Microsoft DirectX 8.0

Time and Clocks in DirectShow

This article gives an overview of time and clocks in the Microsoft® DirectShow® architecture. It contains the following sections.

Reference Clocks

One function of the filter graph manager is to synchronize the filters in the graph. To accomplish this, the filter graph manager and the filters all rely on a single clock, called the reference clock. Any object that supports the IReferenceClock interface can serve as a reference clock. A filter with access to a hardware timer can provide a clock (an example is the audio renderer), or the filter graph manager can create one that uses the system time.

At run time, the filter graph manager selects a reference clock and calls IMediaFilter::SetSyncSource on all the filters to inform them of the choice. An application can override the filter graph manager's choice by calling SetSyncSource on the filter graph manager. Only do this if you have a particular reason to prefer another clock.

The filter graph manager uses the following heuristic to select the reference clock.
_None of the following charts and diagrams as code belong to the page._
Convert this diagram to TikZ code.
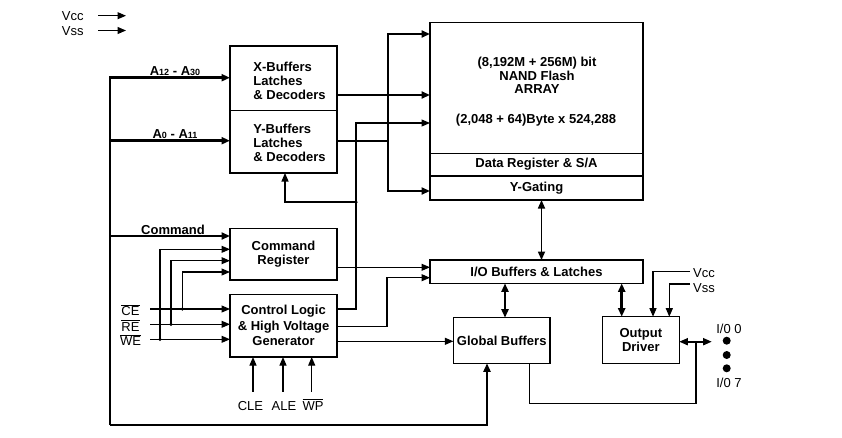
\documentclass[tikz,border=0pt]{standalone}
\usepackage{fontspec}
\setmainfont{Liberation Sans}
\usetikzlibrary{arrows.meta,calc}
\begin{document}
\begin{tikzpicture}[x=1pt,y=-1pt,
  box/.style={draw,line width=1.3pt,inner sep=0pt,outer sep=0pt},
  btxt/.style={font=\fontsize{13}{14}\selectfont\bfseries,inner sep=0pt,align=center},
  rtxt/.style={font=\fontsize{13}{14}\selectfont,inner sep=0pt},
  thin/.style={line width=1.1pt},
  thk/.style={line width=2.6pt},
  mid/.style={line width=1.6pt},
  tip/.style={-{Triangle[length=8.5pt,width=7pt]}},
  dtip/.style={{Triangle[length=8.5pt,width=7pt]}-{Triangle[length=8.5pt,width=7pt]}},
  jdot/.style={circle,fill,inner sep=0pt,minimum size=3.5pt},
  pdot/.style={circle,fill,inner sep=0pt,minimum size=8pt}
]
\useasboundingbox[fill=white] (0,0) rectangle (842,437);

% ---------- boxes ----------
\node[box,minimum width=107pt,minimum height=64.5pt] (xbuf) at (283.5,78.25) {};
\node[btxt,align=left] (xbuft) at (289.5,81) {X-Buffers\\Latches\\\& Decoders};
\node[box,minimum width=107pt,minimum height=62.5pt] (ybuf) at (283.5,141.75) {};
\node[btxt,align=left] (ybuft) at (289.5,142.5) {Y-Buffers\\Latches\\\& Decoders};

\node[box,minimum width=213pt,minimum height=131pt] (arr) at (536.5,87.8) {};
\node[btxt,font=\fontsize{13}{13.3}\selectfont\bfseries] (arrt) at (537,75.5) {(8,192M + 256M) bit\\NAND Flash\\ARRAY};
\node[btxt] (arrt2) at (536,120) {(2,048 + 64)Byte x 524,288};
\node[box,btxt,minimum width=213pt,minimum height=22.7pt] (dreg) at (536.5,164.65) {Data Register \& S/A};
\node[box,btxt,minimum width=213pt,minimum height=24pt] (ygate) at (536.5,188) {Y-Gating};

\node[box,btxt,minimum width=107pt,minimum height=51.7pt] (cmd) at (283.5,254.2) {Command\\Register};
\node[box,btxt,minimum width=107pt,minimum height=62.7pt,font=\fontsize{13}{15.5}\selectfont\bfseries] (ctrl) at (283.5,325.7) {Control Logic\\\& High Voltage\\Generator};
\node[box,btxt,minimum width=213pt,minimum height=23.3pt] (io) at (536.5,271.7) {I/O Buffers \& Latches};
\node[box,btxt,minimum width=96.7pt,minimum height=45.6pt] (glob) at (501.7,340.5) {Global Buffers};
\node[box,btxt,minimum width=77pt,minimum height=46.6pt] (outd) at (640.8,340) {Output\\Driver};

% ---------- top-left supply ----------
\node[rtxt] (vcc1) at (72.7,16) {Vcc};
\node[rtxt] (vss1) at (72.7,31) {Vss};
\coordinate (vcc1s) at (98,15.7); \coordinate (vcc1e) at (126,15.7);
\coordinate (vss1s) at (98,30.5); \coordinate (vss1e) at (126,30.5);
\draw[thin,tip] (vcc1s) -- (vcc1e);
\draw[thin,tip] (vss1s) -- (vss1e);

% ---------- address / command bus ----------
\coordinate (bA) at (110,77.7);
\coordinate (bB) at (110,140.7);
\coordinate (bC) at (110,236);
\coordinate (bD) at (110,425);
\coordinate (bE) at (487,425);
\draw[thk,tip] (bD) -- (bA) -- (bA -| xbuf.west);
\draw[thk,tip] (bB) -- (bB -| ybuf.west);
\draw[thk,tip] (bC) -- (bC -| cmd.west);
\draw[thk,tip] (bA |- bD) -- (bE) -- (glob.south -| bE);
\node[btxt] (lA) at (175,71) {A{\fontsize{9}{9}\selectfont 12} - A{\fontsize{9}{9}\selectfont 30}};
\node[btxt] (lB) at (175,134.5) {A{\fontsize{9}{9}\selectfont 0} - A{\fontsize{9}{9}\selectfont 11}};
\node[btxt] (lC) at (173,230) {Command};

% ---------- X / Y outputs ----------
\coordinate (xo) at (337,95);
\draw[thk,tip] (xbuf.east |- xo) -- (xo -| arr.west);
\coordinate (yj) at (388,141);
\coordinate (yt) at (388,34);
\coordinate (yb) at (388,191);
\draw[thk] (ybuf.east |- yj) -- (yj);
\draw[thk,tip] (yj) -- (yt) -- (yt -| arr.west);
\draw[thk,tip] (yj) -- (yb) -- (yb -| ygate.west);

% ---------- control logic outputs ----------
\coordinate (c1a) at (356,309);
\coordinate (c1b) at (356,123);
\coordinate (c1j) at (356,202);
\coordinate (c1k) at (285,202);
\draw[thin,tip] (ctrl.east |- c1a) -- (c1a) -- (c1b) -- (c1b -| arr.west);
\draw[thin,tip] (c1j) -- (c1k) -- (c1k |- ybuf.south);
\node[jdot] (c1dot) at (c1j) {};
\coordinate (c2a) at (387,326.3);
\coordinate (c2b) at (387,277.7);
\draw[thin,tip] (ctrl.east |- c2a) -- (c2a) -- (c2b) -- (c2b -| io.west);
\coordinate (c3) at (400,341.3);
\draw[thin,tip] (ctrl.east |- c3) -- (c3 -| glob.west);
\coordinate (co) at (400,267.3);
\draw[thin,tip] (cmd.east |- co) -- (co -| io.west);

% ---------- CE / RE / WE ----------
\node[rtxt,anchor=base] (ce) at (130.5,315.5) {$\overline{\mbox{CE}}$};
\node[rtxt,anchor=base] (re) at (130.5,331) {$\overline{\mbox{RE}}$};
\node[rtxt,anchor=base] (we) at (130.5,345.5) {$\overline{\mbox{WE}}$};
\coordinate (ceS) at (150,309);
\coordinate (reS) at (150,324.3);
\coordinate (weS) at (150,339.3);
\draw[thin,tip] (ceS) -- (ceS -| ctrl.west);
\draw[thin,tip] (reS) -- (reS -| ctrl.west);
\draw[thin,tip] (weS) -- (weS -| ctrl.west);
\coordinate (ceJ) at (182.3,309); \coordinate (ceU) at (182.3,272);
\coordinate (reJ) at (171,324.3); \coordinate (reU) at (171,260.7);
\coordinate (weJ) at (160,339.3); \coordinate (weU) at (160,249.3);
\draw[thin,tip] (ceJ) -- (ceU) -- (ceU -| cmd.west);
\draw[thin,tip] (reJ) -- (reU) -- (reU -| cmd.west);
\draw[thin,tip] (weJ) -- (weU) -- (weU -| cmd.west);
\node[jdot] (ced) at (ceJ) {};
\node[jdot] (red) at (reJ) {};
\node[jdot] (wed) at (weJ) {};

% ---------- CLE / ALE / WP ----------
\node[rtxt,anchor=base] (cle) at (250.5,410) {CLE};
\node[rtxt,anchor=base] (ale) at (284,410) {ALE};
\node[rtxt,anchor=base] (wp) at (313,410) {$\overline{\mbox{WP}}$};
\coordinate (cleS) at (253,391.7);
\coordinate (aleS) at (283,391.7);
\coordinate (wpS) at (311.7,391.7);
\draw[thin,tip] (cleS) -- (cleS |- ctrl.south);
\draw[thin,tip] (aleS) -- (aleS |- ctrl.south);
\draw[thin,tip] (wpS) -- (wpS |- ctrl.south);

% ---------- buffers ----------
\coordinate (yg) at (541.5,0);
\draw[mid,dtip] (ygate.south -| yg) -- (io.north -| yg);
\coordinate (ig) at (505,0);
\draw[thk,dtip] (io.south -| ig) -- (glob.north -| ig);
\coordinate (iod) at (621.7,0);
\draw[thk,dtip] (io.south -| iod) -- (outd.north -| iod);

% ---------- right supply ----------
\node[rtxt,anchor=west] (vcc2) at (693,272.7) {Vcc};
\node[rtxt,anchor=west] (vss2) at (693,288) {Vss};
\coordinate (vcE) at (690,271.7); \coordinate (vcA) at (653,271.7);
\coordinate (vsE) at (690,284);   \coordinate (vsA) at (669.3,284);
\draw[thin,tip] (vcE) -- (vcA) -- (vcA |- outd.north);
\draw[thin,tip] (vsE) -- (vsA) -- (vsA |- outd.north);

% ---------- I/O pins ----------
\coordinate (pin) at (711.7,341.7);
\draw[mid,dtip] (outd.east |- pin) -- (pin);
\coordinate (gj) at (696,341.7); \coordinate (gb) at (529.3,403.3);
\draw[thin] (glob.south -| gb) -- (gb) -- (gb -| gj) -- (gj);
\node[pdot] (d1) at (726.7,340.7) {};
\node[pdot] (d2) at (726.7,355) {};
\node[pdot] (d3) at (726.7,368.3) {};
\node[rtxt] (io0) at (729,329.3) {I/0 0};
\node[rtxt] (io7) at (729,382.7) {I/0 7};
\end{tikzpicture}
\end{document}
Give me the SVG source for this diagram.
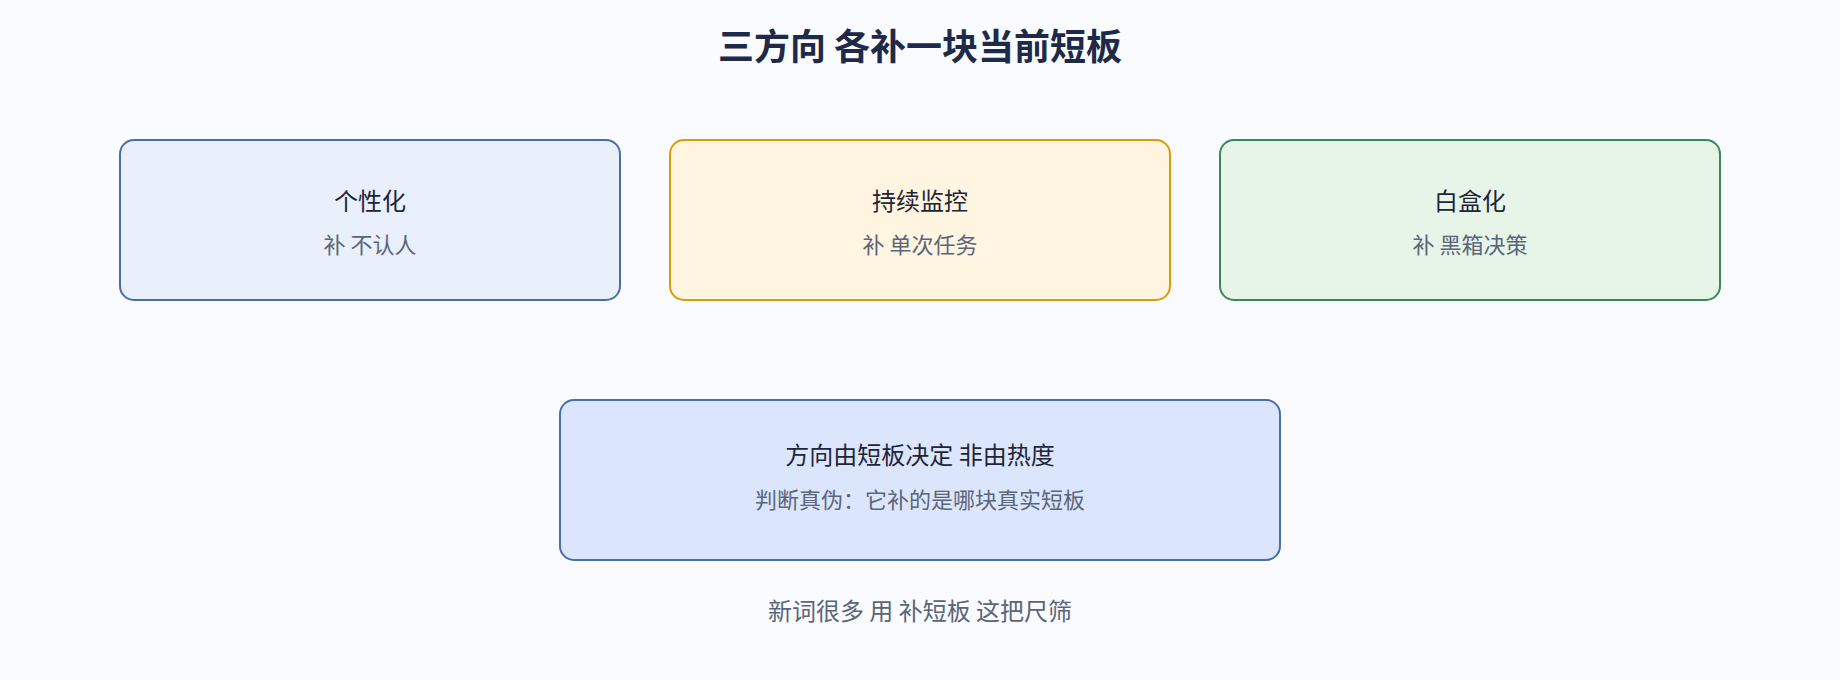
<svg xmlns="http://www.w3.org/2000/svg" width="1840" height="680" viewBox="0 0 1840 680">
<style>
text{font-family:"Noto Sans CJK SC","Noto Sans",sans-serif;text-anchor:middle}
.title{font-size:36px;font-weight:700;fill:#1e2a48}
.h{font-size:24px;fill:#1e2538}
.s{font-size:22px;fill:#5b6579}
.foot{font-size:24px;fill:#5b6579}
.box{stroke-width:2}
.blue{fill:#e9f0fc;stroke:#4a6ea6}
.amber{fill:#fff5e0;stroke:#d79c08}
.green{fill:#e7f4e8;stroke:#3b8758}
.main{fill:#dbe6fd;stroke:#4a6ea6}
</style>
<rect width="1840" height="680" fill="#f9fbfe"/>
<text class="title" x="920" y="60">三方向 各补一块当前短板</text>
<g id="connectors"></g>
<g id="node-personalize">
<rect class="box blue" x="120" y="140" width="500" height="160" rx="14"/>
<text class="h" x="370" y="210">个性化</text>
<text class="s" x="370" y="253">补 不认人</text>
</g>
<g id="node-monitor">
<rect class="box amber" x="670" y="140" width="500" height="160" rx="14"/>
<text class="h" x="920" y="210">持续监控</text>
<text class="s" x="920" y="253">补 单次任务</text>
</g>
<g id="node-whitebox">
<rect class="box green" x="1220" y="140" width="500" height="160" rx="14"/>
<text class="h" x="1470" y="210">白盒化</text>
<text class="s" x="1470" y="253">补 黑箱决策</text>
</g>
<g id="node-direction">
<rect class="box main" x="560" y="400" width="720" height="160" rx="14"/>
<text class="h" x="920" y="464">方向由短板决定 非由热度</text>
<text class="s" x="920" y="508">判断真伪：它补的是哪块真实短板</text>
</g>
<text class="foot" x="920" y="620">新词很多 用 补短板 这把尺筛</text>
</svg>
Reference clocks measure time in 100-nanosecond intervals. To retrieve a clock's current time, call the IReferenceClock::GetTime method. A clock's baseline—the time from which it starts counting—depends on the clock's implementation, so the particular time value it returns is not inherently meaningful. What matters is that it returns monotonically increasing values at a rate of one per 100 nanoseconds.

Clock Times

DirectShow defines two related clock times: reference time and stream time.

When an application calls IMediaControl::Run to run the filter graph, the filter graph manager calls IMediaFilter::Run on each filter. To compensate for the slight amount of time it takes for the filters to start running, the filter graph manager specifies a start time slightly in the future.

Time Stamps and Media Times

A media sample has two time-based properties: a time stamp, and a media time.

Time Stamps

The time stamp defines the sample's start and finish times, measured in stream time. The time stamp is sometimes called the presentation time.

When a renderer filter receives a sample, it schedules rendering based on the time stamp. If the sample arrives late, or has no time stamp, the filter renders the sample immediately. Otherwise, the filter waits until the sample's start time before it renders the sample. (It waits for the start time by calling the IReferenceClock::AdviseTime method.)

Source filters and parser filters are responsible for setting the correct time stamps on the samples they process. Use the following guidelines.

To set the time stamp on a sample, call the IMediaSample::SetTime method.

Media Time

Media time specifies the sample's original position within a seekable medium, such as a file on disk. For video, media time represents the frame number. For audio, media time represents the sample number in the packet. For example, if each packet contains one second of 44.1 kilohertz (kHz) audio, the first packet has a media start time of zero and a media stop time of 44100. Renderer filters can determine whether frames or samples have been dropped by checking for gaps in the media times.

Whereas the time stamp depends on factors outside the source, such as seeking and playback rate, the media time is always calculated relative to the original source.

To set the media time on a sample, call the IMediaSample::SetMediaTime method.

Live Sources

A live source, also called a push source, receives media data in real time. Examples include video capture and network broadcasts. In general, a live source cannot control the rate at which data arrives. A live-source filter should implement the IAMPushSource interface on its output pin. The filter graph manager uses this interface to address two problems that can arise when a live source is rendered.

Latency

A filter's latency is the amount of time it takes the filter to process a sample. For live sources, the latency is determined by the size of the buffer used to hold samples. Suppose that the filter graph renders a video source with a latency of 33 milliseconds (ms), and an audio source with a latency of 500 ms. Each video frame arrives at the video renderer about 470 ms before the matching audio sample reaches the audio renderer. Unless the graph compensates for the difference, the audio and video will not be synchronized.

The filter graph manager does not synchronize live sources unless the application enables synchronization by calling the IAMGraphStreams::SyncUsingStreamOffset method. If synchronization is enabled, the filter graph manager queries each source filter for the IAMPushSource interface. For every filter that supports IAMPushSource, the graph calls IAMLatency::GetLatency to retrieve the filter's expected latency, and from these values determines the maximum expected latency. The graph then calls IAMPushSource::SetStreamOffset to give each source filter a stream offset, which that filter adds to the time stamps that it generates.

Rate Matching

If a renderer filter schedules samples using one reference clock, but the source filter produces them using a different clock, glitches can occur in playback. If the renderer runs faster than the source, there will be gaps in the data. If the renderer runs slower than the source, samples will "bunch up," and at some point data will need to be dropped. Typically a live source cannot control its production rate, so instead the renderer matches clock rates with the source.

To perform rate matching, a renderer filter must set its clock according to another clock. The choice of clocks depends on how the source filter generates time stamps.

The renderer calls IAMPushSource::GetPushSourceFlags on the source filter to determine how the source filter sets its time stamps. Currently, only the audio renderer performs rate matching, because glitches in audio playback are more noticeable than glitches in video.